Before that in April he met with Lebanon's Prime Minister-designate Saad Hariri and announced he is eager to visit Lebanon but set the condition of a stable government to journey there.

This past March 22 he met President Aoun who also spoke separately with the Secretary of State, Cardinal Pietro Parolin and Archbishop Gallagher, the Secretary for Relations with States.

“During the cordial discussions in the Secretariat of State, the importance of the good diplomatic relations between the Holy See and Lebanon, which reach their 75th anniversary this year, was highlighted,” said a statement of the Holy See Press Office following those meetings.  

“Attention then turned to the grave socio-economic problems the country is experiencing, and the situation of refugees, in the hope that the aid of the international community, the upcoming legislative elections and the necessary reforms may contribute to strengthening peaceful co-existence between the various religious confessions that live in the Land of the Cedars,” it said.

The pope and the Lebanese president also touched on the “disastrous consequences” of the Port of Beirut explosion of 4 August 2020, especially making reference to the “demand for justice and truth expressed by the families of the victims.”

A month after that disaster that killed 200 people, injured more than 6,500 and left 300,000 others homeless, the pope sent his top aide, Cardinal Parolin, to Lebanon to "express my closeness and solidarity". 

Francis’ desire to visit Lebanon

Francis has said repeatedly that he intends visiting the Middle Eastern country.

One year after the explosion, Pope Francis during the General Audience said: “Dear Lebanese friends, I greatly desire to visit you and I continue to pray for you, so that Lebanon will once more be a message of peace and fraternity for the entire Middle East.”

On his return from Iraq, during the in-flight press conference with journalists the pope revealed that he had promised, in a letter to Cardinal Bechara Raï, the Maronite Catholic Patriarch of Antioch, to make a trip to Lebanon. 

Several popes have visited Lebanon. John Paul II visited in 1997 and Benedict XVI in 2012. Paul VI in 1964 became the first Pope to set foot on Lebanese soil, stopping for an hour in Beirut on his way to the Eucharistic Congress in Bombay, India. 

Pope Francis’ closeness to the Land of the Cedars

On July 1, 2021, the pope hosted patriarchs and heads of the Lebanese Eastern Churches to the Vatican for "a day of reflection on the worrying situation in (Lebanon) and to pray together for the gift of peace and stability".

The prime focus of the July 1 daylong ecumenical meeting convened by the pope was the role of Christians in reviving the Middle Eastern country.

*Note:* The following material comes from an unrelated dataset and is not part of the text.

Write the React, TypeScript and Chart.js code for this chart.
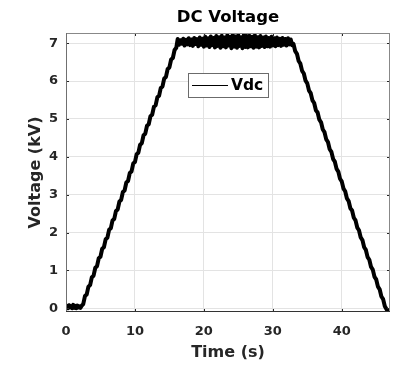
import { useEffect, useRef } from 'react';
import { Chart, registerables } from 'chart.js';

Chart.register(...registerables);

const xTicks = [0, 10, 20, 30, 40];
const yTicks = [0, 1, 2, 3, 4, 5, 6, 7];

const startTimes = [0, 0.15, 0.3, 0.45, 0.6, 0.75, 0.9, 1.05, 1.2, 1.35, 1.5, 1.65, 1.8, 1.95, 2.1];
const startVdc = [0.01, 0.06, 0.0, 0.08, 0.02, 0.05, 0.0, 0.09, 0.01, 0.06, 0.0, 0.07, 0.02, 0.05, 0.01];

const riseTimes = [2.25, 2.5, 2.75, 3, 3.25, 3.5, 3.75, 4, 4.25, 4.5, 4.75, 5, 5.25, 5.5, 5.75, 6, 6.25, 6.5, 6.75, 7, 7.25, 7.5, 7.75, 8, 8.25, 8.5, 8.75, 9, 9.25, 9.5, 9.75, 10, 10.25, 10.5, 10.75, 11, 11.25, 11.5, 11.75, 12, 12.25, 12.5, 12.75, 13, 13.25, 13.5, 13.75, 14, 14.25, 14.5, 14.75, 15, 15.25, 15.5, 15.75, 16];
const riseVdc = [0.06, 0.11, 0.32, 0.36, 0.57, 0.61, 0.82, 0.86, 1.07, 1.11, 1.32, 1.36, 1.57, 1.61, 1.82, 1.86, 2.07, 2.11, 2.32, 2.36, 2.57, 2.61, 2.82, 2.86, 3.07, 3.11, 3.32, 3.36, 3.57, 3.61, 3.82, 3.86, 4.07, 4.11, 4.32, 4.36, 4.57, 4.61, 4.82, 4.86, 5.07, 5.11, 5.32, 5.36, 5.57, 5.61, 5.82, 5.86, 6.07, 6.11, 6.32, 6.36, 6.57, 6.61, 6.82, 6.88];

const topTimes = [16.2, 16.4, 16.6, 16.8, 17, 17.2, 17.4, 17.6, 17.8, 18, 18.2, 18.4, 18.6, 18.8, 19, 19.2, 19.4, 19.6, 19.8, 20, 20.2, 20.4, 20.6, 20.8, 21, 21.2, 21.4, 21.6, 21.8, 22, 22.2, 22.4, 22.6, 22.8, 23, 23.2, 23.4, 23.6, 23.8, 24, 24.2, 24.4, 24.6, 24.8, 25, 25.2, 25.4, 25.6, 25.8, 26, 26.2, 26.4, 26.6, 26.8, 27, 27.2, 27.4, 27.6, 27.8, 28, 28.2, 28.4, 28.6, 28.8, 29, 29.2, 29.4, 29.6, 29.8, 30, 30.2, 30.4, 30.6, 30.8, 31, 31.2, 31.4, 31.6, 31.8, 32, 32.2, 32.4, 32.6, 32.8];
const topVdc = [7.11, 6.96, 7.08, 6.99, 7.12, 6.94, 7.09, 6.97, 7.13, 6.95, 7.1, 6.93, 7.14, 6.98, 7.11, 6.92, 7.15, 6.96, 7.12, 6.91, 7.17, 6.94, 7.13, 6.9, 7.18, 6.95, 7.14, 6.89, 7.19, 6.93, 7.16, 6.88, 7.2, 6.92, 7.15, 6.89, 7.21, 6.94, 7.17, 6.87, 7.22, 6.91, 7.18, 6.88, 7.21, 6.93, 7.16, 6.87, 7.22, 6.9, 7.19, 6.89, 7.2, 6.92, 7.17, 6.88, 7.21, 6.91, 7.16, 6.89, 7.19, 6.93, 7.15, 6.9, 7.18, 6.92, 7.14, 6.91, 7.17, 6.94, 7.13, 6.92, 7.15, 6.95, 7.12, 6.93, 7.14, 6.96, 7.11, 6.94, 7.13, 6.97, 7.1, 6.95];

const fallTimes = [33, 33.25, 33.5, 33.75, 34, 34.25, 34.5, 34.75, 35, 35.25, 35.5, 35.75, 36, 36.25, 36.5, 36.75, 37, 37.25, 37.5, 37.75, 38, 38.25, 38.5, 38.75, 39, 39.25, 39.5, 39.75, 40, 40.25, 40.5, 40.75, 41, 41.25, 41.5, 41.75, 42, 42.25, 42.5, 42.75, 43, 43.25, 43.5, 43.75, 44, 44.25, 44.5, 44.75, 45, 45.25, 45.5, 45.75, 46, 46.25, 46.5, 46.7];
const fallVdc = [6.98, 6.79, 6.72, 6.53, 6.46, 6.27, 6.2, 6.01, 5.94, 5.75, 5.68, 5.49, 5.42, 5.23, 5.17, 4.98, 4.91, 4.72, 4.65, 4.46, 4.39, 4.2, 4.13, 3.94, 3.87, 3.68, 3.61, 3.42, 3.35, 3.16, 3.09, 2.9, 2.83, 2.64, 2.58, 2.39, 2.32, 2.13, 2.06, 1.87, 1.8, 1.61, 1.54, 1.35, 1.28, 1.09, 1.02, 0.83, 0.76, 0.57, 0.5, 0.31, 0.24, 0.05, -0.03, -0.07];

const legendLabel = 'Vdc';
const FONT = '"DejaVu Sans", "Liberation Sans", Arial, sans-serif';
const AXIS_COLOR = '#262626';

const framePlugin = {
  id: 'matlabFrame',
  afterDatasetsDraw(chart: any) {
    const { ctx, chartArea: a, scales } = chart;
    ctx.save();
    ctx.lineWidth = 1;
    ctx.strokeStyle = AXIS_COLOR;
    ctx.beginPath();
    for (const v of xTicks) {
      const px = Math.round(scales.x.getPixelForValue(v)) + 0.5;
      ctx.moveTo(px, a.bottom);
      ctx.lineTo(px, a.bottom - 3);
      ctx.moveTo(px, a.top);
      ctx.lineTo(px, a.top + 3);
    }
    for (const v of yTicks) {
      const py = Math.round(scales.y.getPixelForValue(v)) + 0.5;
      ctx.moveTo(a.left, py);
      ctx.lineTo(a.left + 3, py);
      ctx.moveTo(a.right, py);
      ctx.lineTo(a.right - 3, py);
    }
    ctx.stroke();
    ctx.strokeStyle = '#888888';
    ctx.beginPath();
    ctx.moveTo(a.left, a.top + 0.5);
    ctx.lineTo(a.right, a.top + 0.5);
    ctx.moveTo(a.right - 0.5, a.top);
    ctx.lineTo(a.right - 0.5, a.bottom);
    ctx.stroke();
    ctx.strokeStyle = '#707070';
    ctx.beginPath();
    ctx.moveTo(a.left + 0.5, a.top);
    ctx.lineTo(a.left + 0.5, a.bottom);
    ctx.stroke();
    ctx.strokeStyle = '#333333';
    ctx.beginPath();
    ctx.moveTo(a.left, a.bottom - 0.5);
    ctx.lineTo(a.right, a.bottom - 0.5);
    ctx.stroke();
    ctx.restore();
  },
};

const legendPlugin = {
  id: 'insideLegend',
  afterDraw(chart: any) {
    const { ctx } = chart;
    ctx.save();
    ctx.fillStyle = '#ffffff';
    ctx.fillRect(188, 73, 81, 25);
    ctx.strokeStyle = '#6b6b6b';
    ctx.lineWidth = 1;
    ctx.strokeRect(188.5, 73.5, 80, 24);
    ctx.strokeStyle = '#000000';
    ctx.beginPath();
    ctx.moveTo(192, 85.5);
    ctx.lineTo(228, 85.5);
    ctx.stroke();
    ctx.fillStyle = '#000000';
    ctx.font = `bold 15.5px ${FONT}`;
    ctx.textBaseline = 'middle';
    ctx.textAlign = 'left';
    ctx.fillText(legendLabel, 231, 86);
    ctx.restore();
  },
};

export default function App() {
  const ref = useRef<HTMLCanvasElement | null>(null);

  useEffect(() => {
    if (!ref.current) return;
    const times = [...startTimes, ...riseTimes, ...topTimes, ...fallTimes];
    const vdc = [...startVdc, ...riseVdc, ...topVdc, ...fallVdc];
    const points = times.map((t, i) => ({ x: t, y: vdc[i] }));

    const chart = new Chart(ref.current, {
      type: 'line',
      data: {
        datasets: [
          {
            label: legendLabel,
            data: points,
            borderColor: '#000000',
            borderWidth: 4,
            borderJoinStyle: 'round',
            borderCapStyle: 'round',
            pointRadius: 0,
            tension: 0,
            fill: false,
          },
        ],
      },
      options: {
        animation: false,
        responsive: false,
        devicePixelRatio: 1,
        layout: { padding: { top: 0, right: 16, left: 0, bottom: 0 } },
        plugins: {
          legend: { display: false },
          tooltip: { enabled: false },
          title: {
            display: true,
            text: 'DC Voltage',
            fullSize: false,
            color: '#000000',
            font: { family: FONT, size: 16.5, weight: 'bold' },
            padding: { top: 8, bottom: 5.2 },
          },
        },
        scales: {
          x: {
            type: 'linear',
            min: 0,
            max: 47,
            afterBuildTicks: (s: any) => {
              s.ticks = xTicks.map((v) => ({ value: v }));
            },
            afterFit: (s: any) => {
              s.height = 55;
            },
            ticks: {
              padding: 12,
              color: AXIS_COLOR,
              font: { family: FONT, size: 13, weight: 'bold' },
              callback: (v: any) => String(v),
            },
            grid: { color: '#e3e3e3', drawTicks: false },
            border: { display: false },
            title: {
              display: true,
              text: 'Time (s)',
              color: AXIS_COLOR,
              font: { family: FONT, size: 16, weight: 'bold' },
              padding: { top: 0, bottom: 4.5 },
            },
          },
          y: {
            type: 'linear',
            min: -0.1,
            max: 7.27,
            afterBuildTicks: (s: any) => {
              s.ticks = yTicks.map((v) => ({ value: v }));
            },
            afterFit: (s: any) => {
              s.width = 66;
            },
            ticks: {
              padding: 8,
              color: AXIS_COLOR,
              font: { family: FONT, size: 13, weight: 'bold' },
              callback: (v: any) => String(v),
            },
            grid: { color: '#e3e3e3', drawTicks: false },
            border: { display: false },
            title: {
              display: true,
              text: 'Voltage (kV)',
              color: AXIS_COLOR,
              font: { family: FONT, size: 16, weight: 'bold' },
              padding: { top: 26, bottom: 0 },
            },
          },
        },
      },
      plugins: [framePlugin, legendPlugin],
    });
    return () => chart.destroy();
  }, []);

  return (
    <div style={{ position: 'absolute', left: 0, top: 0, width: 406, height: 367, background: '#ffffff' }}>
      <canvas ref={ref} width={406} height={367} style={{ display: 'block' }} />
    </div>
  );
}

Pope Francis and nine Catholic and Orthodox Church leaders said after three closed-door working meetings that Lebanon "cannot be left prey" to "unscrupulous interests."

Lebanon is "a universal message of peace and fraternity," said Pope Francis, who had earlier also shared his desire to visit the country. 

Pope Francis had also forcefully urged the international community and divided religious and political groups in Lebanon to stop exploiting the Middle Eastern country and help it put an end to its dangerous economic, social and political crisis. 

 "The Lebanese people must be given the opportunity to be the architects of a better future in their land, without undue interference," the pope said last July.

Lebanon has a population of about 6 million people. It has the largest percentage of Christians in the Middle East, making up a third of the population. Also, it is the only Arab country with a Christian head of state.

A series of crises

Lebanon has been bogged down in a series of crises since late 2019.

First, there is the political crisis which began with mass protests against the government seen as corrupt and which left the country without a stable government. 

Hariri, a Sunni Muslim politician backed by Sunni Arab-led states, designated as prime minister in October 2020 stepped down in July 2021 over disagreement with President Aoun, the Maronite Christian head of state who is backed by the Iran-backed Lebanese Shia Muslim group Hezbollah. 

Hariri was succeeded by Hassan Diab, an academic who resigned in August 2020 in wake of the Beirut explosion. Diab was then succeeded by Mikati, a businessman and three-time prime minister whose current term ends in May.

With a fragile balance of communities since the creation of Greater Lebanon 100 years ago, the country is governed by a complex system of power sharing between the principal faiths, which some observers see as one of the causes of the current paralysis.

Under the country's constitution, the president is Christian, the prime minister a Sunni, and the parliamentary speaker a Shia.

Lebanese society is largely compartmentalized -- the Sunnis with Saudi Arabia, the Christians with the West and the Shia with Iran. 

The Lebanese are also experiencing an economic crisis. 

Since the start of 2020 with unemployment, Central Bank restrictions on account withdrawals, and a precariously unstable Lebanese pound has seen its value plunge by more than 90 percent. 

About 75 percent of Lebanon's population now lives below the poverty line. Tens of thousands of people have lost their jobs or seen salaries slashed.

Then there was the August 4, 2020 explosion at the Port of Beirut.

Lebanon is also currently home to more than 1 million Syrian refugees escaping war and violence, making it a country that hosts the largest number of refugees relative to its national population.